__Supplied material__:

# # # # # # #

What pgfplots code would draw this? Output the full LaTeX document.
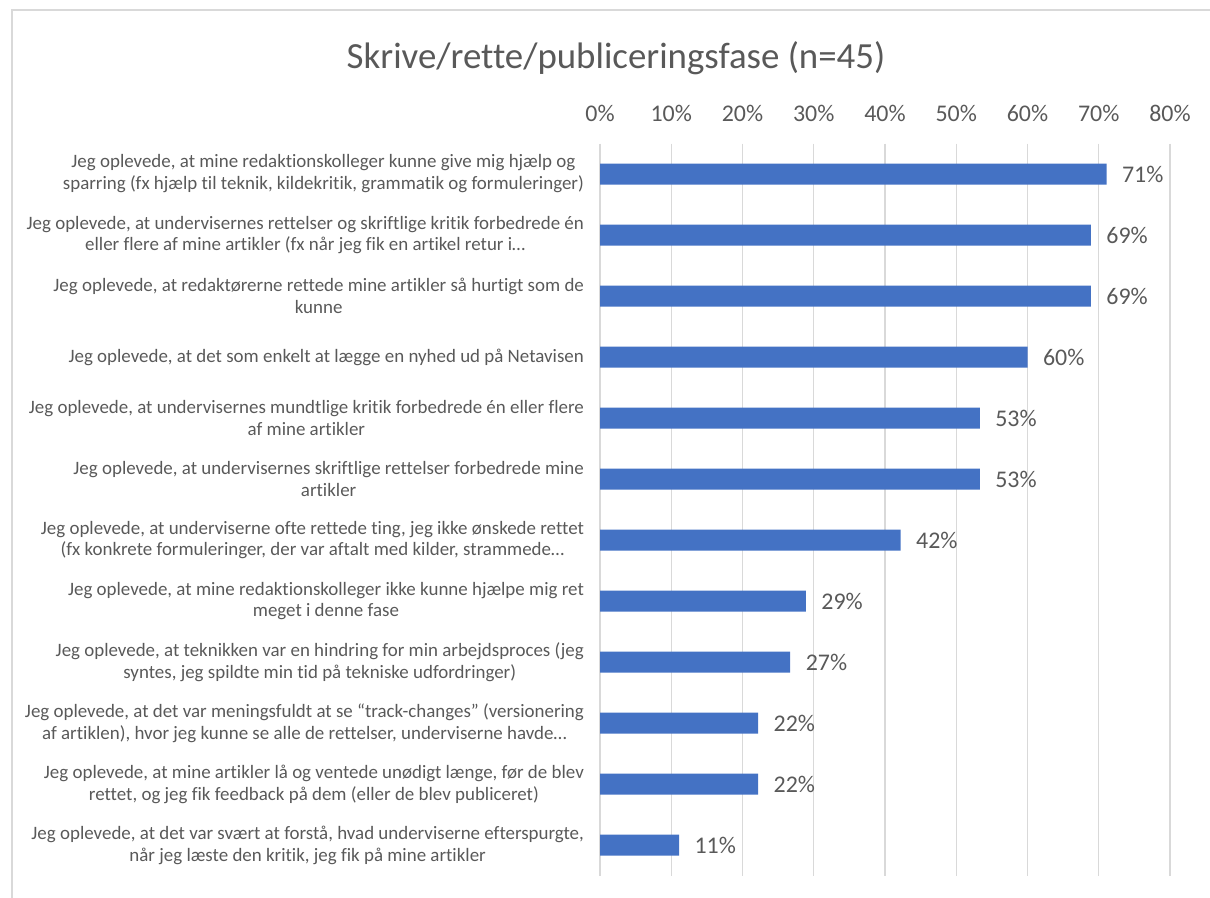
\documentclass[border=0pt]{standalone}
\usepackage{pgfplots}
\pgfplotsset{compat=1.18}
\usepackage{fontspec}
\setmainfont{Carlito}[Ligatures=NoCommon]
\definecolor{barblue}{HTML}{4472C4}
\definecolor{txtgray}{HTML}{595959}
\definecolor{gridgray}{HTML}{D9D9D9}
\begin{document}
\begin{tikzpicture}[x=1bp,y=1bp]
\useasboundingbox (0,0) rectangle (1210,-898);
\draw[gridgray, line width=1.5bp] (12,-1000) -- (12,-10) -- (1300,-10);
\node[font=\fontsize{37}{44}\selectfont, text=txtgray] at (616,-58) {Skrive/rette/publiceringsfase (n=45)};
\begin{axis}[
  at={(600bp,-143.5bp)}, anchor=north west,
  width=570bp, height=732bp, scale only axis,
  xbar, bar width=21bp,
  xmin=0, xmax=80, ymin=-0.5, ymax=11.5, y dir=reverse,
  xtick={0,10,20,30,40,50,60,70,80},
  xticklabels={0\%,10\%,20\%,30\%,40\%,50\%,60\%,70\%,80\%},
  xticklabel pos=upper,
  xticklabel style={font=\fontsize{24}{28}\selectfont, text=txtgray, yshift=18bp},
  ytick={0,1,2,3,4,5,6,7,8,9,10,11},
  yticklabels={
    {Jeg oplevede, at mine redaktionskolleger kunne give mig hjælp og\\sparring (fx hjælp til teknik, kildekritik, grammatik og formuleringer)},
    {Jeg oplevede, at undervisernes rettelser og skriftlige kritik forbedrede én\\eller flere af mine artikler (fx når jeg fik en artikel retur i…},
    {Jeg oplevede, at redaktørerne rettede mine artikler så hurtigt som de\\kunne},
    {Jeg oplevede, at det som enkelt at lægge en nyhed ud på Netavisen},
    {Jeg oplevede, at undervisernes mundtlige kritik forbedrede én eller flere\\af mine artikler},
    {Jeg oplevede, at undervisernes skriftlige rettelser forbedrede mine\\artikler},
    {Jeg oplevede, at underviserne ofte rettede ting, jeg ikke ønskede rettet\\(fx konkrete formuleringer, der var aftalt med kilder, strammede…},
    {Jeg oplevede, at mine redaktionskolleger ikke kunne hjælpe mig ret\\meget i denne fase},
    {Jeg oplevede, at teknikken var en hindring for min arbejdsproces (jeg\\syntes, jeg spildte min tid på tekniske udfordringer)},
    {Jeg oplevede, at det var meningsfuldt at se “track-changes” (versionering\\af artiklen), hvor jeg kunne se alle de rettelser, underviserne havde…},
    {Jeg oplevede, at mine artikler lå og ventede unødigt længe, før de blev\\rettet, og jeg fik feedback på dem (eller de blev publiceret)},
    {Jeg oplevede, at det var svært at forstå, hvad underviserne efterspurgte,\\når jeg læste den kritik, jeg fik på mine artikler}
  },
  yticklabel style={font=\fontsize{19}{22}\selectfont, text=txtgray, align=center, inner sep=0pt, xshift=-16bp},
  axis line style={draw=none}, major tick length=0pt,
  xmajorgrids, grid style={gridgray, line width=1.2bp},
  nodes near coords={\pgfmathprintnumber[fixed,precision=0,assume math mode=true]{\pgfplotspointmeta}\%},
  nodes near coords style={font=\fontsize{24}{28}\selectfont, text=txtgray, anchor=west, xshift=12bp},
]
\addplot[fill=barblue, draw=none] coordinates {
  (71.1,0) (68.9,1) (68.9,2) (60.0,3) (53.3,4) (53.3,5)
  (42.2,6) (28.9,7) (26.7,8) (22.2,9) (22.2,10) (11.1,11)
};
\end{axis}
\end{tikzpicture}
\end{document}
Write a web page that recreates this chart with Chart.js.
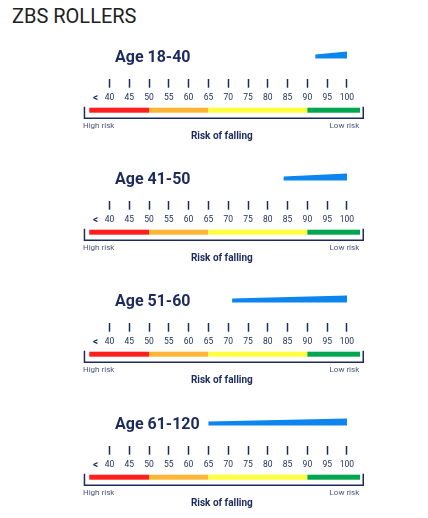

# # # # # # #

Copy every entry word for word, but omit the pictures.

__Response to this exercise__:
What pgfplots code would draw this? Output the full LaTeX document.
\documentclass[border=0pt]{standalone}
\usepackage{pgfplots}
\pgfplotsset{compat=1.18}
\usepackage{fontspec}
\setmainfont{Carlito}[Ligatures=NoCommon]
\definecolor{barblue}{HTML}{4472C4}
\definecolor{txtgray}{HTML}{595959}
\definecolor{gridgray}{HTML}{D9D9D9}
\begin{document}
\begin{tikzpicture}[x=1bp,y=1bp]
\useasboundingbox (0,0) rectangle (1210,-898);
\draw[gridgray, line width=1.5bp] (12,-1000) -- (12,-10) -- (1300,-10);
\node[font=\fontsize{37}{44}\selectfont, text=txtgray] at (616,-58) {Skrive/rette/publiceringsfase (n=45)};
\begin{axis}[
  at={(600bp,-143.5bp)}, anchor=north west,
  width=570bp, height=732bp, scale only axis,
  xbar, bar width=21bp,
  xmin=0, xmax=80, ymin=-0.5, ymax=11.5, y dir=reverse,
  xtick={0,10,20,30,40,50,60,70,80},
  xticklabels={0\%,10\%,20\%,30\%,40\%,50\%,60\%,70\%,80\%},
  xticklabel pos=upper,
  xticklabel style={font=\fontsize{24}{28}\selectfont, text=txtgray, yshift=18bp},
  ytick={0,1,2,3,4,5,6,7,8,9,10,11},
  yticklabels={
    {Jeg oplevede, at mine redaktionskolleger kunne give mig hjælp og\\sparring (fx hjælp til teknik, kildekritik, grammatik og formuleringer)},
    {Jeg oplevede, at undervisernes rettelser og skriftlige kritik forbedrede én\\eller flere af mine artikler (fx når jeg fik en artikel retur i…},
    {Jeg oplevede, at redaktørerne rettede mine artikler så hurtigt som de\\kunne},
    {Jeg oplevede, at det som enkelt at lægge en nyhed ud på Netavisen},
    {Jeg oplevede, at undervisernes mundtlige kritik forbedrede én eller flere\\af mine artikler},
    {Jeg oplevede, at undervisernes skriftlige rettelser forbedrede mine\\artikler},
    {Jeg oplevede, at underviserne ofte rettede ting, jeg ikke ønskede rettet\\(fx konkrete formuleringer, der var aftalt med kilder, strammede…},
    {Jeg oplevede, at mine redaktionskolleger ikke kunne hjælpe mig ret\\meget i denne fase},
    {Jeg oplevede, at teknikken var en hindring for min arbejdsproces (jeg\\syntes, jeg spildte min tid på tekniske udfordringer)},
    {Jeg oplevede, at det var meningsfuldt at se “track-changes” (versionering\\af artiklen), hvor jeg kunne se alle de rettelser, underviserne havde…},
    {Jeg oplevede, at mine artikler lå og ventede unødigt længe, før de blev\\rettet, og jeg fik feedback på dem (eller de blev publiceret)},
    {Jeg oplevede, at det var svært at forstå, hvad underviserne efterspurgte,\\når jeg læste den kritik, jeg fik på mine artikler}
  },
  yticklabel style={font=\fontsize{19}{22}\selectfont, text=txtgray, align=center, inner sep=0pt, xshift=-16bp},
  axis line style={draw=none}, major tick length=0pt,
  xmajorgrids, grid style={gridgray, line width=1.2bp},
  nodes near coords={\pgfmathprintnumber[fixed,precision=0,assume math mode=true]{\pgfplotspointmeta}\%},
  nodes near coords style={font=\fontsize{24}{28}\selectfont, text=txtgray, anchor=west, xshift=12bp},
]
\addplot[fill=barblue, draw=none] coordinates {
  (71.1,0) (68.9,1) (68.9,2) (60.0,3) (53.3,4) (53.3,5)
  (42.2,6) (28.9,7) (26.7,8) (22.2,9) (22.2,10) (11.1,11)
};
\end{axis}
\end{tikzpicture}
\end{document}
Write a web page that recreates this chart with Chart.js.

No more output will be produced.